O Brasil também enfrenta um cenário de queda dos investimentos públicos. E a queda se intensificou depois de 2014, coincidindo com o início do déficit fiscal e as mudanças na LRF. Em 2010, o investimento público totalizou 1,15% do PIB. Em 2014, 0,99%. No ano passado, caiu para 0,54% e com um componente a mais: um terço do valor foi capturado por emendas parlamentares, que se traduzem em projetos paroquiais e sem vinculação com projetos de desenvolvimento nacional.
Dívida dos Estados cai, mas Rio de Janeiro, Rio Grane do Sul e Minas Gerais estão em alerta
Nos Estados, houve queda do endividamento. Quando a LRF foi aprovada, 17 Estados tinham dívidas maiores do que suas arrecadações. Hoje, são quatro (Rio de Janeiro, Rio Grande do Sul, Minas Gerais e São Paulo). No total, a dívida dos governos regionais caiu de 73% da receita corrente líquida em 2016 para 31% em 2022, de acordo com dados do Tesouro Nacional.

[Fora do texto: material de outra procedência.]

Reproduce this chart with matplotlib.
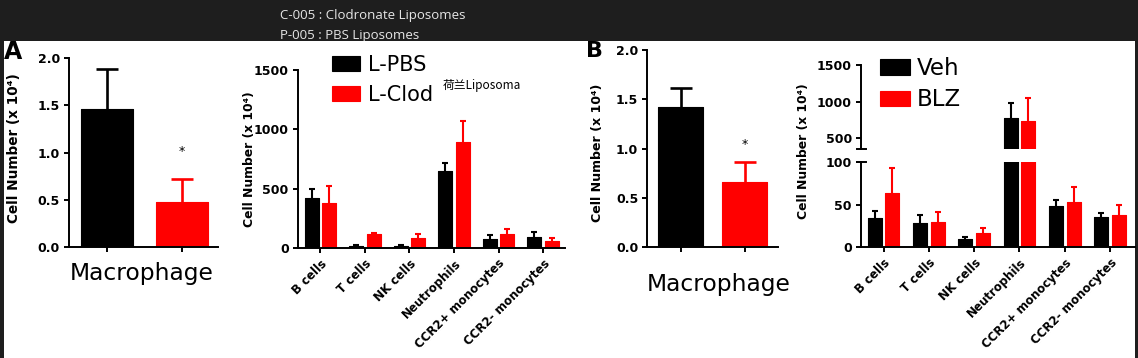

Três Estados, porém, estão em alerta maior: Rio de Janeiro, com dívida de 188%, Rio Grande do Sul (185%) e Minas Gerais (168%).

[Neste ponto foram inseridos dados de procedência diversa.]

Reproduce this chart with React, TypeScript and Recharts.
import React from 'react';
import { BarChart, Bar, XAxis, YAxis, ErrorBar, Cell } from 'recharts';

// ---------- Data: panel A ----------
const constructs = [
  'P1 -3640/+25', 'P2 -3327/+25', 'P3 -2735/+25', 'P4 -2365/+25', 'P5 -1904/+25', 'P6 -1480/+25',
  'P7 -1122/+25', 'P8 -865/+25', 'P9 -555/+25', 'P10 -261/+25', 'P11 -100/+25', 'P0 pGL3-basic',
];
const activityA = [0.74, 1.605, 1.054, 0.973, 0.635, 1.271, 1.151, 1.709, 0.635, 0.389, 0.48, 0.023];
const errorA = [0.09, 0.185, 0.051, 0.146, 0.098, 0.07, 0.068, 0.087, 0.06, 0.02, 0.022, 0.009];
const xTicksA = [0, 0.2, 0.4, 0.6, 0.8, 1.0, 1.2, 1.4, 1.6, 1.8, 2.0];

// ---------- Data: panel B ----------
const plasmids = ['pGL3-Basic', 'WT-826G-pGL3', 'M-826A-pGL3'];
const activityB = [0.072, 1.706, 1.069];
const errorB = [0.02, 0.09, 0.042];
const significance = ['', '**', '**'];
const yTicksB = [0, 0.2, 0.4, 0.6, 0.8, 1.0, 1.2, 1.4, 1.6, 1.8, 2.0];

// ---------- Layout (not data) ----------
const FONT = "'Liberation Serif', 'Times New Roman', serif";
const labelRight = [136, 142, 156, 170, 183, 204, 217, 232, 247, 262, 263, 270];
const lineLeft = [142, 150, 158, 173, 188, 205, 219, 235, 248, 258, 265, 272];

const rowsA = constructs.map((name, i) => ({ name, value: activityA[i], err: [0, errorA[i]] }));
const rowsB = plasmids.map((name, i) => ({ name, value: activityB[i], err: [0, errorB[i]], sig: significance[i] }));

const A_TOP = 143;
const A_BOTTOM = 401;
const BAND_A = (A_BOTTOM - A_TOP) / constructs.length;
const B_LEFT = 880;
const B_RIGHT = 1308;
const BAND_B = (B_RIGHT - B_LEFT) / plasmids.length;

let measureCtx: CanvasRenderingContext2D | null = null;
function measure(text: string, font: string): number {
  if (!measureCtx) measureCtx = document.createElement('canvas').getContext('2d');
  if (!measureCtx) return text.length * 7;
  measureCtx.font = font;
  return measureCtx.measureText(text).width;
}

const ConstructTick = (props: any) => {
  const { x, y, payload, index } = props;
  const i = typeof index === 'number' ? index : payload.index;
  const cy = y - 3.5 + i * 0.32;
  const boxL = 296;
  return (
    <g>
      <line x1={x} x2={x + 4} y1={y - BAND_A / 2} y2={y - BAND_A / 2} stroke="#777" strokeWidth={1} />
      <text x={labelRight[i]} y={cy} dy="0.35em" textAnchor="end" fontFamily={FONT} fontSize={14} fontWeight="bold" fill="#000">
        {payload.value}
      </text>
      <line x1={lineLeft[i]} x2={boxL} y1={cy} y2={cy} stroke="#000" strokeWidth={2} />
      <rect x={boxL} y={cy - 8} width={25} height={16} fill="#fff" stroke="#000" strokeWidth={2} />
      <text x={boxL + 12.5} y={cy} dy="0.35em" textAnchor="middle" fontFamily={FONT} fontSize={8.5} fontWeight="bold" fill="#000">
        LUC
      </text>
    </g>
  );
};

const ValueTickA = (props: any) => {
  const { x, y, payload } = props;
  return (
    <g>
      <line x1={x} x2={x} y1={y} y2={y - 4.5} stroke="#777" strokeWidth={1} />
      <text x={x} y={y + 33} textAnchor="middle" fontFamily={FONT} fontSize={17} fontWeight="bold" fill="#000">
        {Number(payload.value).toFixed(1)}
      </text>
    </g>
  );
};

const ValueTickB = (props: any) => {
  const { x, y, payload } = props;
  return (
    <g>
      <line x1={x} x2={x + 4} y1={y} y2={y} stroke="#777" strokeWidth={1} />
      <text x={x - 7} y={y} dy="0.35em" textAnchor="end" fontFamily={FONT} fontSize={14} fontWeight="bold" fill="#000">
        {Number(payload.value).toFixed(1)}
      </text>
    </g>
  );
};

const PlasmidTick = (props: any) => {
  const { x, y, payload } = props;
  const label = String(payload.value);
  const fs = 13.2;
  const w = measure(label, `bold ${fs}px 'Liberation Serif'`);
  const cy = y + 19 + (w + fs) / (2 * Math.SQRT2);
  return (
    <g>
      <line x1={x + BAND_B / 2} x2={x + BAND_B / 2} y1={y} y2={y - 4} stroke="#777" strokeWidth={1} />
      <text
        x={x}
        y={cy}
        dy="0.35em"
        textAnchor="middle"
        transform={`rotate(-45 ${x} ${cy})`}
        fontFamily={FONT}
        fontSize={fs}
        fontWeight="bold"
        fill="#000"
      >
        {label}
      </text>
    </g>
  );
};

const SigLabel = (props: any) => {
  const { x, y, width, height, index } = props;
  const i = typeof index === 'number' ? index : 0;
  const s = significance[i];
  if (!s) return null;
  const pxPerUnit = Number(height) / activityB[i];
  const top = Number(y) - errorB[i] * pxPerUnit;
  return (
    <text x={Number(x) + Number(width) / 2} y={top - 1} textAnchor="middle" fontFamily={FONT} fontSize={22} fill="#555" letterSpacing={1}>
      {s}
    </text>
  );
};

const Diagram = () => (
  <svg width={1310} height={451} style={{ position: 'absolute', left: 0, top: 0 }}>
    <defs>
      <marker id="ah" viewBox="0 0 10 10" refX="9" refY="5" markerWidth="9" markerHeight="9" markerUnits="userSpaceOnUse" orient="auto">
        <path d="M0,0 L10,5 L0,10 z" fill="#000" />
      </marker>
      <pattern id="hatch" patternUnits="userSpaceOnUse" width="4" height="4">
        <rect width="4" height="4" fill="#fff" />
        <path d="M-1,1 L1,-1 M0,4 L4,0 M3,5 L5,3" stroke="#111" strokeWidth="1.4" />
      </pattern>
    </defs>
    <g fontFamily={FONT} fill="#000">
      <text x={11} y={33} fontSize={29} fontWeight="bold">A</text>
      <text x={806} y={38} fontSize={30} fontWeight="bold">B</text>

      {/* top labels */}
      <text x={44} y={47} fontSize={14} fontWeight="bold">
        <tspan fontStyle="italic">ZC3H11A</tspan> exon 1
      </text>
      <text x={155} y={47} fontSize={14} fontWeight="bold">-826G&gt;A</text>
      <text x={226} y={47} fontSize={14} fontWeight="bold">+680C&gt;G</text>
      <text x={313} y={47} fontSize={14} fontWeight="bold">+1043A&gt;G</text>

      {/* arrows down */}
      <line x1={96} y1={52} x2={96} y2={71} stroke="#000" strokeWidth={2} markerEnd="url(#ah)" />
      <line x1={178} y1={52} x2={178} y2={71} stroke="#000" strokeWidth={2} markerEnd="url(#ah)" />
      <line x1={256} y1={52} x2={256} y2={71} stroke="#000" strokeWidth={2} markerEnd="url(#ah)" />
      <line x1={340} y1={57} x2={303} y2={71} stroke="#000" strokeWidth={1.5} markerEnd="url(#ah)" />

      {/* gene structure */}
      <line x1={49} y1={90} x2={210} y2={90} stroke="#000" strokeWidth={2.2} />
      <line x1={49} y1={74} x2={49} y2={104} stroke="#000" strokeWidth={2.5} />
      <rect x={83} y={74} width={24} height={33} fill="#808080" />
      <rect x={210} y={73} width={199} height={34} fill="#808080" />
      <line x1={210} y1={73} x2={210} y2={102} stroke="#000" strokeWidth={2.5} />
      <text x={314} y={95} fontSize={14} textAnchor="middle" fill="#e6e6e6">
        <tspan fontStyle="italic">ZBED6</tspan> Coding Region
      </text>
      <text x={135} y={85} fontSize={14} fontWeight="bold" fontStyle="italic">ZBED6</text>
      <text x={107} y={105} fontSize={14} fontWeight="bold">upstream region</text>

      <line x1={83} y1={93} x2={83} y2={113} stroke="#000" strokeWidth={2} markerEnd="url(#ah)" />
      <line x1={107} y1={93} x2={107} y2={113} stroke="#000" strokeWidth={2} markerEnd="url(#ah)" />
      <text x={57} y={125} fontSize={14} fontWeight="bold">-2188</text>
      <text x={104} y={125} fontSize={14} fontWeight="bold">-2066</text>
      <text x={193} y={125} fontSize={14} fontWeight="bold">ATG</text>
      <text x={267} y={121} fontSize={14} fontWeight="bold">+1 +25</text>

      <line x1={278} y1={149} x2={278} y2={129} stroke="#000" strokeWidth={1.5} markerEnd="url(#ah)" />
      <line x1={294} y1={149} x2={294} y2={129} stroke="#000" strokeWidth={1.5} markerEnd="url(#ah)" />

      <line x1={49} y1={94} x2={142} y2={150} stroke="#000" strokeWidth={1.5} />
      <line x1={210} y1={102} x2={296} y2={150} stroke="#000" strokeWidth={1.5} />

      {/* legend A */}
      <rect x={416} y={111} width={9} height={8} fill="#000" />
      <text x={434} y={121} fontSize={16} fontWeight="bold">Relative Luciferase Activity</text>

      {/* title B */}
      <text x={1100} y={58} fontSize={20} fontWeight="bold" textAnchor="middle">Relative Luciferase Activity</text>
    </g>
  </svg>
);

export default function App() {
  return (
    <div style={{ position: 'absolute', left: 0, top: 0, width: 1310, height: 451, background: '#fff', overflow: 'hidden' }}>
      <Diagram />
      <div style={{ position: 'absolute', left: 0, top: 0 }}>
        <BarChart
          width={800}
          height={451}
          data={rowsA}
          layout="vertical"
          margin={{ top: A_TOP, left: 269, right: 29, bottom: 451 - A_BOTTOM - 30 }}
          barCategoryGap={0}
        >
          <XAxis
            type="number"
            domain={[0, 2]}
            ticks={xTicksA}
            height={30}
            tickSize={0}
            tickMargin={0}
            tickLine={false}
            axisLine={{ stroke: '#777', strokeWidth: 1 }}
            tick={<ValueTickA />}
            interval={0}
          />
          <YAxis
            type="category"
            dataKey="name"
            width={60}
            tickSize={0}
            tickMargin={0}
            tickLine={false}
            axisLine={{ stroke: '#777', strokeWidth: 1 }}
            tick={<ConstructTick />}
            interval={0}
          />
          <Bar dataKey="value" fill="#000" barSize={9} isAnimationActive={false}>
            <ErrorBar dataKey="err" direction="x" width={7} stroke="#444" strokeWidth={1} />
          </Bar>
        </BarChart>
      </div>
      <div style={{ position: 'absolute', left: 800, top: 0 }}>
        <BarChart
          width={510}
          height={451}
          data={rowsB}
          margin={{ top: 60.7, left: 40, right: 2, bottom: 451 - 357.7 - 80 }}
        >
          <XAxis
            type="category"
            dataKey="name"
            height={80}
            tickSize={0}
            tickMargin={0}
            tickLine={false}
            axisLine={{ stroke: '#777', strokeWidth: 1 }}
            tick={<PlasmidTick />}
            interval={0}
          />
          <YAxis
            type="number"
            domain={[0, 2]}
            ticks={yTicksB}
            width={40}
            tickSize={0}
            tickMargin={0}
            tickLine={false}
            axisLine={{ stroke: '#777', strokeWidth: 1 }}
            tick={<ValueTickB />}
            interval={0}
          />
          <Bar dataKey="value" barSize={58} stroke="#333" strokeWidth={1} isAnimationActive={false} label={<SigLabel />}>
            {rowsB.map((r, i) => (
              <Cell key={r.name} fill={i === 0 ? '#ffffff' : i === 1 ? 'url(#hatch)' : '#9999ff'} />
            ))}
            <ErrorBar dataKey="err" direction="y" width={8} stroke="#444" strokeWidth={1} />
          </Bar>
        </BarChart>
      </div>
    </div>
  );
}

A LRF não admite um endividamento superior a 200% da arrecadação, o que tem levado os governos estaduais a rodadas de negociação com a União, o principal credor dos débitos. “Às vezes a gente dá três passinhos para a frente, mas dá um passinho para trás porque a nossa resistência em avançar e aceitar que as contas públicas têm de ser equilibradas é muito grande”, diz Selene Peres Nunes.

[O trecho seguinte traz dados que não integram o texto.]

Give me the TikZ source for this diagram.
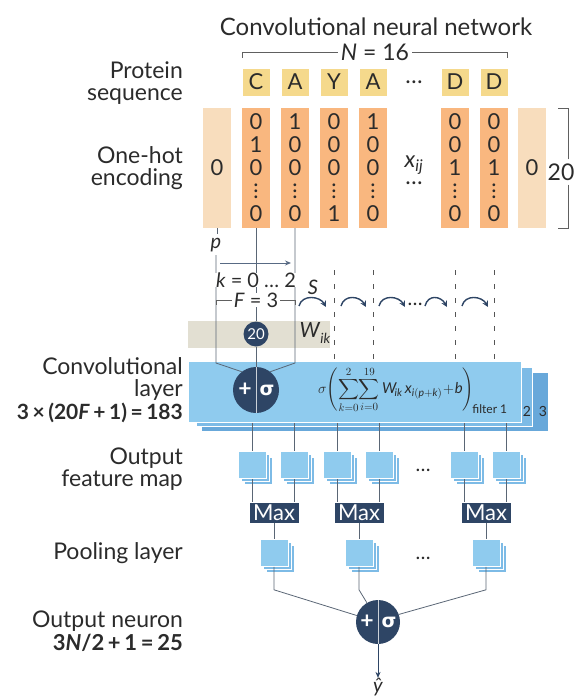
\documentclass[tikz,border=0pt]{standalone}
\usepackage{amsmath}
\usepackage{fontspec}
\setmainfont{Lato}
\newfontfamily\greekfont{DejaVu Sans}
\usetikzlibrary{arrows.meta, shadows, positioning}

\definecolor{ink}{HTML}{2B2B2B}
\definecolor{seqyellow}{HTML}{F5D98C}
\definecolor{hotorange}{HTML}{F9B77F}
\definecolor{padpeach}{HTML}{F8DDBD}
\definecolor{navy}{HTML}{2E4565}
\definecolor{convblue}{HTML}{8FCBEE}
\definecolor{convmid}{HTML}{7DBBE6}
\definecolor{convdark}{HTML}{68A8DA}
\definecolor{wband}{HTML}{E2DFD2}
\definecolor{wiregray}{HTML}{5A6675}

\newcommand{\vdotz}{\vbox{\baselineskip=6pt\lineskiplimit=0pt\hbox{.}\hbox{.}\hbox{.}}}
\newcommand{\hotcolumn}[4]{#1\\#2\\#3\\\vdotz\\#4}

\begin{document}
\begin{tikzpicture}[x=1pt, y=-1pt, >=Stealth,
    txt/.style={inner sep=0pt, text=ink, font=\fontsize{23}{22.5}\selectfont},
    small/.style={txt, font=\fontsize{20}{20}\selectfont},
    lbl/.style={txt, anchor=east, align=right},
    seqbox/.style={txt, fill=seqyellow, minimum width=27pt, minimum height=27pt,
        font=\fontsize{22}{22}\selectfont},
    hotcol/.style={txt, fill=hotorange, minimum width=28pt, minimum height=120pt,
        align=center, font=\fontsize{22}{23}\selectfont},
    padcol/.style={hotcol, fill=padpeach},
    wire/.style={draw=wiregray, line width=0.8pt},
    bracket/.style={draw=ink!75, line width=0.6pt},
    guide/.style={draw=ink!80, line width=0.6pt, dash pattern=on 5pt off 9pt},
    navycirc/.style={circle, fill=navy, inner sep=0pt, text=white},
    stride/.style={-{Stealth[length=6pt, width=6pt]}, draw=navy, line width=1.4pt},
    fmap/.style={fill=convblue, draw=white, line width=0.6pt, minimum width=28pt,
        minimum height=27pt, inner sep=0pt,
        double copy shadow={shadow xshift=3pt, shadow yshift=-3pt, fill=convmid, draw=white}},
    maxbox/.style={fill=navy, text=white, inner sep=0pt, minimum width=49pt,
        minimum height=20pt, font=\fontsize{22}{22}\selectfont}
]
\useasboundingbox (0,0) rectangle (577,699);

% title and sequence
\node[txt, font=\fontsize{24}{24}\selectfont] (title) at (376,27) {Convolutional neural network};
\node[txt, fill=white, inner xsep=3pt] (nlab) at (375,52) {\textit{N} = 16};
\foreach \n/\x/\c in {1/256/C, 2/295/A, 3/334/Y, 4/373/A, 6/455/D, 7/494/D}
    \node[seqbox] (s\n) at (\x,82) {\c};
\node[txt] (sdots) at (414,82) {…};
\draw[bracket] (nlab.west) -- (nlab.west -| s1.west) -- ++(0,6);
\draw[bracket] (nlab.east) -- (nlab.east -| s7.east) -- ++(0,6);

% one-hot encoding
\node[padcol] (padL) at (217,168) {0};
\node[padcol] (padR) at (532,168) {0};
\foreach \n/\x/\a/\b/\c/\d in {1/256/0/1/0/0, 2/295/1/0/0/0, 3/334/0/0/0/1,
        4/373/1/0/0/0, 6/455/0/0/1/0, 7/494/0/0/1/0}
    \node[hotcol] (h\n) at (\x,168) {\hotcolumn{\a}{\b}{\c}{\d}};
\node[txt] (xij) at (414,165) {\textit{x}\textsubscript{\textit{ij}}};
\node[txt] (hdots) at (414,183) {…};
\node[txt] (twenty) at (561,172) {20};
\draw[bracket] (twenty.north -| 568,0) ++(0,-4) -- (padR.north -| 568,0) -- ++(-10,0);
\draw[bracket] (twenty.south -| 568,0) ++(0,4) -- (padR.south -| 568,0) -- ++(-10,0);

% left labels
\node[lbl] (lseq) at (183,83) {Protein\\sequence};
\node[lbl] (lhot) at (183,168) {One-hot\\encoding};
\node[lbl] (lconv) at (183,390) {Convolutional\\layer\\{\fontsize{21}{22.5}\selectfont\textbf{3\,×\,(20\textit{F}\,+\,1)\,=\,183}}};
\node[lbl] (lfeat) at (183,469) {Output\\feature map};
\node[lbl] (lpool) at (183,553) {Pooling layer};
\node[lbl] (lout) at (183,631) {Output neuron\\{\fontsize{22}{22.5}\selectfont\textbf{3\textit{N}/2\,+\,1\,=\,25}}};

% filter window
\fill[wband] (188,321) rectangle (330,348);
\node[txt, font=\fontsize{21}{21}\selectfont] (wik) at (315,333) {\textit{W}\raisebox{-6pt}{\fontsize{14}{14}\selectfont\textit{ik}}};
\fill[convdark] (202,373) rectangle (548,431);
\draw[white, fill=convmid, line width=0.8pt] (196,367) rectangle (532,426);
\node[fill=convblue, draw=white, line width=0.8pt, minimum width=333pt, minimum height=61pt,
    anchor=north west, inner sep=0pt] (conv) at (188,361) {};
\node[txt, font=\fontsize{14}{14}\selectfont] (f2) at (527,411) {2};
\node[txt, font=\fontsize{14}{14}\selectfont] (f3) at (543,411) {3};
\node[txt, font=\fontsize{15}{15}\selectfont, anchor=west] (formula) at (318,390)
    {$\displaystyle\sigma\!\left(\sum_{k=0}^{2}\!\sum_{i=0}^{19}\textit{W}_{\!\textit{ik}}\,\textit{x}_{\textit{i}(\textit{p}+\textit{k})}\!+\!\textit{b}\right)_{\!\text{\fontsize{12}{12}\selectfont filter 1}}$};

\node[navycirc, minimum size=25pt, font=\fontsize{15}{15}\selectfont] (w20) at (256,334) {20};
\node[navycirc, minimum size=46pt] (cn) at (256,390) {};
\draw[white!75!navy, line width=1pt] (cn.north) -- (cn.south);
\node[text=white, font=\bfseries\fontsize{23}{23}\selectfont] (cplus) at ([xshift=-11pt]cn.center) {+};
\node[text=white, font=\greekfont\bfseries\fontsize{19}{19}\selectfont] (csig) at ([xshift=11pt]cn.center) {σ};

% connectors into the convolution
\node[small] (plab) at (216,245) {\textit{p}};
\coordinate (bendl) at (216,363);
\coordinate (bendr) at (295,363);
\draw[wire, line width=0.6pt] (padL.south) -- ++(0,6);
\draw[wire] ([yshift=-3pt]plab.south) -- (bendl) -- (cn.128);
\draw[wire] (h2.south) -- (bendr) -- (cn.52);
\draw[wire] (h1.south) -- (w20.north);
\draw[wire] (w20.south) -- (cn.north);
\coordinate (k0) at (220,263);
\coordinate (k2) at (291,263);
\draw[-{Stealth[length=6pt, width=5pt]}, draw=navy!80, line width=1pt] (k0) -- (k2);
\node[small, fill=white, inner xsep=1pt] (klab) at (256,280) {\textit{k} = 0 … 2};
\node[small, fill=white, inner xsep=2pt] (flab) at (256,300) {\textit{F} = 3};
\draw[bracket] (flab.west) -- (216,300) -- ++(0,5);
\draw[bracket] (flab.east) -- (295,300) -- ++(0,5);

% stride
\coordinate (gtop) at (0,270);
\foreach \n in {3,4,6,7}
    \draw[guide] (h\n.south |- gtop) -- (h\n.south |- conv.north);
\foreach \a/\b in {299/326, 341/366, 379/405, 425/447, 462/488}
    \draw[stride] (\a,306) .. controls +(3,-12) and +(-6,-11) .. (\b,307);
\node[small] (slab) at (313,287) {\textit{S}};
\node[small] (sdotsb) at (415,304) {…};

% output feature map and pooling
\foreach \n/\x in {1/252, 2/294, 3/337, 4/379, 5/464, 6/506}
    \node[fmap] (f\n) at (\x,465) {};
\node[small] (fdots) at (423,470) {…};
\foreach \n/\x in {1/274, 2/359, 3/486}
    \node[maxbox] (m\n) at (\x,512.5) {Max};
\foreach \n/\x in {1/274, 2/359, 3/486}
    \node[fmap] (q\n) at (\x,553) {};
\node[small] (qdots) at (423,558) {…};
\foreach \n/\m in {1/1, 2/1, 3/2, 4/2, 5/3, 6/3} {
    \draw[wire] (f\n.north |- conv.south) -- (f\n.north);
    \draw[wire] (f\n.south) -- (f\n.south |- m\m.north);
}
\foreach \n in {1,2,3}
    \draw[wire] (m\n.south) -- (q\n.north);

% output neuron
\node[navycirc, minimum size=44pt] (out) at (378,622) {};
\draw[white!75!navy, line width=1pt] (out.north) -- (out.south);
\node[text=white, font=\bfseries\fontsize{23}{23}\selectfont] (oplus) at ([xshift=-11pt]out.center) {+};
\node[text=white, font=\greekfont\bfseries\fontsize{19}{19}\selectfont] (osig) at ([xshift=11pt]out.center) {σ};
\draw[wire] (q1.south) -- ++(0,23) -- (out.163);
\draw[wire] (q2.south) -- ++(0,23) -- (out.120);
\draw[wire] (q3.south) -- ++(0,23) -- (out.20);
\node[small] (yhat) at (378,687) {\textit{ŷ}};
\draw[-{Stealth[length=6pt, width=5pt]}, draw=navy, line width=1pt] (out.south) -- (yhat.north);
\end{tikzpicture}
\end{document}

Desde a promulgação da lei, a LRF passou por oito governos diferentes (FHC 2, Lula 1, Lula 2, Dilma 1, Dilma 2, Temer, Bolsonaro e Lula 3) e por mudanças no regramento fiscal, incluindo o teto de gastos públicos, o orçamento de guerra da pandemia de covid-19 e agora o novo arcabouço fiscal. Nos Estados e municípios, porém, é a LRF que permanece como a referência para os gestores públicos.
A lei fixou o limite de despesas do poder público com funcionários: 50% da receita corrente líquida na União e 60% nos Estados e municípios. Na época da votação, 15 Estados estouravam o teto e não havia sequer dados sobre outras 10 unidades da federação. Em 2023, apenas dois ficaram acima do limite: Rio Grande do Norte e Minas Gerais, sem considerar os que descumpriram os limites individuais de cada Poder.
A presidente da Associação da Auditoria de Controle Externo do Tribunal de Contas da União (TCU), Lucieni Pereira, aponta um problema na verificação dos gastos: cada vez mais governos locais vêm burlando a LRF por meio da contratação de serviços e terceirizados para realizar as atividades da administração pública, escapando dos limites. “O equilíbrio fiscal ainda não é um valor na sociedade”, diz.
Uma pesquisa da Confederação Nacional dos Municípios (CNM) identificou que 35,4% das prefeituras brasileiras contratavam organizações sociais para prestação de serviços em 2022. Desse universo, 40% dos municípios registravam apenas 10% desses gastos como despesas de pessoal e 42,3% não sabiam que parte correspondia a gastos com pessoal, evidenciando que a maioria dos valores não estava sendo registrada nos limites da LRF.